#### DATA SHOWN ####

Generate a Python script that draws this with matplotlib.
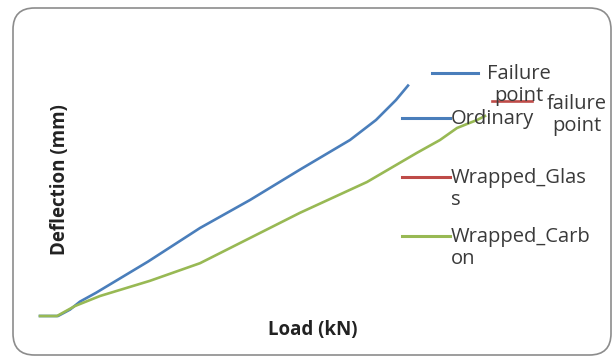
import matplotlib.pyplot as plt
from matplotlib.patches import FancyBboxPatch
from matplotlib.lines import Line2D

# data (arbitrary units, no ticks on the original)
load_ordinary = [0, 4.5, 7.5, 10, 14, 18, 27, 40, 52.5, 65, 77.5, 84, 89, 92]
defl_ordinary = [0, 0, 0.8, 1.8, 2.9, 4.1, 6.8, 11, 14.5, 18.3, 22, 24.5, 27, 28.8]

load_carbon = [0, 4.25, 8.75, 15, 27.5, 40, 52.5, 65, 81.75, 94.25, 100, 104.25, 109.25, 111.25]
defl_carbon = [0, 0, 1.25, 2.5, 4.4, 6.6, 9.75, 12.9, 16.75, 20.4, 22, 23.5, 24.5, 25]

load_failure = [113, 123]
defl_failure = [26.9, 26.9]

BLUE = '#4a7ebb'
RED = '#be4b48'
GREEN = '#98b954'

W, H = 613, 361
plt.rcParams['font.family'] = ['Open Sans', 'DejaVu Sans']

fig = plt.figure(figsize=(W / 100, H / 100), dpi=100)


def px(x, y):
    # pixel position -> figure fraction
    return x / W, 1 - y / H


# rounded chart frame
x0, y0 = px(13, 355)
x1, y1 = px(611, 8)
frame = FancyBboxPatch((x0, y0), x1 - x0, y1 - y0,
                       boxstyle='round,pad=0,rounding_size=0.035',
                       transform=fig.transFigure, facecolor='white',
                       edgecolor='#8c8c8c', linewidth=1.2, mutation_aspect=W / H,
                       zorder=-5)
fig.patches.append(frame)

ax = fig.add_axes([0, 0, 1, 1])
ax.set_xlim(-10, (W - 40) / 4)
ax.set_ylim((316 - H) / 8, 316 / 8)
ax.axis('off')
ax.patch.set_alpha(0)

ax.plot(load_ordinary, defl_ordinary, color=BLUE, lw=1.9, zorder=3)
ax.plot(load_carbon, defl_carbon, color=GREEN, lw=1.9, zorder=3)

# axis titles
fig.text(*px(60, 180), 'Deflection (mm)', rotation=90, ha='center', va='center',
         fontsize=13.5, fontweight='bold', color='#222222')
fig.text(*px(313, 330), 'Load (kN)', ha='center', va='center',
         fontsize=13.5, fontweight='bold', color='#222222')

# legend, drawn by hand to keep the wrapped labels of the original
entries = [
    (432, 478, 73, BLUE, 'Failure\npoint', 487),
    (402, 450, 118, BLUE, 'Ordinary', 451),
    (402, 450, 177, RED, 'Wrapped_Glas\ns', 451),
    (402, 450, 236, GREEN, 'Wrapped_Carb\non', 451),
]
for xa, xb, y, col, label, xt in entries:
    (fa, fy), (fb, _) = px(xa, y), px(xb, y)
    fig.add_artist(Line2D([fa, fb], [fy, fy], color=col, lw=2.2,
                          transform=fig.transFigure, zorder=2))
    fig.text(*px(xt, y - 9), label, ha='left', va='top', fontsize=14.5,
             color='#3a3a3a', linespacing=1.15, zorder=2,
             multialignment='center' if label.startswith('Failure') else 'left')

# failure point of the glass-wrapped specimen, with its data label
ax.plot(load_failure, defl_failure, color=RED, lw=1.9, zorder=5)
fig.text(*px(577, 94), 'failure\npoint', ha='center', va='top', fontsize=14.5,
         color='#3a3a3a', linespacing=1.15)

fig.savefig('out.png', dpi=100)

####

**WHAT TO PRODUCE:**
In your copy of the listing above, reproduce each line exactly and omit all pictures.

**WORKED ANSWER:**
Generate a Python script that draws this with matplotlib.
import matplotlib.pyplot as plt
from matplotlib.patches import FancyBboxPatch
from matplotlib.lines import Line2D

# data (arbitrary units, no ticks on the original)
load_ordinary = [0, 4.5, 7.5, 10, 14, 18, 27, 40, 52.5, 65, 77.5, 84, 89, 92]
defl_ordinary = [0, 0, 0.8, 1.8, 2.9, 4.1, 6.8, 11, 14.5, 18.3, 22, 24.5, 27, 28.8]

load_carbon = [0, 4.25, 8.75, 15, 27.5, 40, 52.5, 65, 81.75, 94.25, 100, 104.25, 109.25, 111.25]
defl_carbon = [0, 0, 1.25, 2.5, 4.4, 6.6, 9.75, 12.9, 16.75, 20.4, 22, 23.5, 24.5, 25]

load_failure = [113, 123]
defl_failure = [26.9, 26.9]

BLUE = '#4a7ebb'
RED = '#be4b48'
GREEN = '#98b954'

W, H = 613, 361
plt.rcParams['font.family'] = ['Open Sans', 'DejaVu Sans']

fig = plt.figure(figsize=(W / 100, H / 100), dpi=100)


def px(x, y):
    # pixel position -> figure fraction
    return x / W, 1 - y / H


# rounded chart frame
x0, y0 = px(13, 355)
x1, y1 = px(611, 8)
frame = FancyBboxPatch((x0, y0), x1 - x0, y1 - y0,
                       boxstyle='round,pad=0,rounding_size=0.035',
                       transform=fig.transFigure, facecolor='white',
                       edgecolor='#8c8c8c', linewidth=1.2, mutation_aspect=W / H,
                       zorder=-5)
fig.patches.append(frame)

ax = fig.add_axes([0, 0, 1, 1])
ax.set_xlim(-10, (W - 40) / 4)
ax.set_ylim((316 - H) / 8, 316 / 8)
ax.axis('off')
ax.patch.set_alpha(0)

ax.plot(load_ordinary, defl_ordinary, color=BLUE, lw=1.9, zorder=3)
ax.plot(load_carbon, defl_carbon, color=GREEN, lw=1.9, zorder=3)

# axis titles
fig.text(*px(60, 180), 'Deflection (mm)', rotation=90, ha='center', va='center',
         fontsize=13.5, fontweight='bold', color='#222222')
fig.text(*px(313, 330), 'Load (kN)', ha='center', va='center',
         fontsize=13.5, fontweight='bold', color='#222222')

# legend, drawn by hand to keep the wrapped labels of the original
entries = [
    (432, 478, 73, BLUE, 'Failure\npoint', 487),
    (402, 450, 118, BLUE, 'Ordinary', 451),
    (402, 450, 177, RED, 'Wrapped_Glas\ns', 451),
    (402, 450, 236, GREEN, 'Wrapped_Carb\non', 451),
]
for xa, xb, y, col, label, xt in entries:
    (fa, fy), (fb, _) = px(xa, y), px(xb, y)
    fig.add_artist(Line2D([fa, fb], [fy, fy], color=col, lw=2.2,
                          transform=fig.transFigure, zorder=2))
    fig.text(*px(xt, y - 9), label, ha='left', va='top', fontsize=14.5,
             color='#3a3a3a', linespacing=1.15, zorder=2,
             multialignment='center' if label.startswith('Failure') else 'left')

# failure point of the glass-wrapped specimen, with its data label
ax.plot(load_failure, defl_failure, color=RED, lw=1.9, zorder=5)
fig.text(*px(577, 94), 'failure\npoint', ha='center', va='top', fontsize=14.5,
         color='#3a3a3a', linespacing=1.15)

fig.savefig('out.png', dpi=100)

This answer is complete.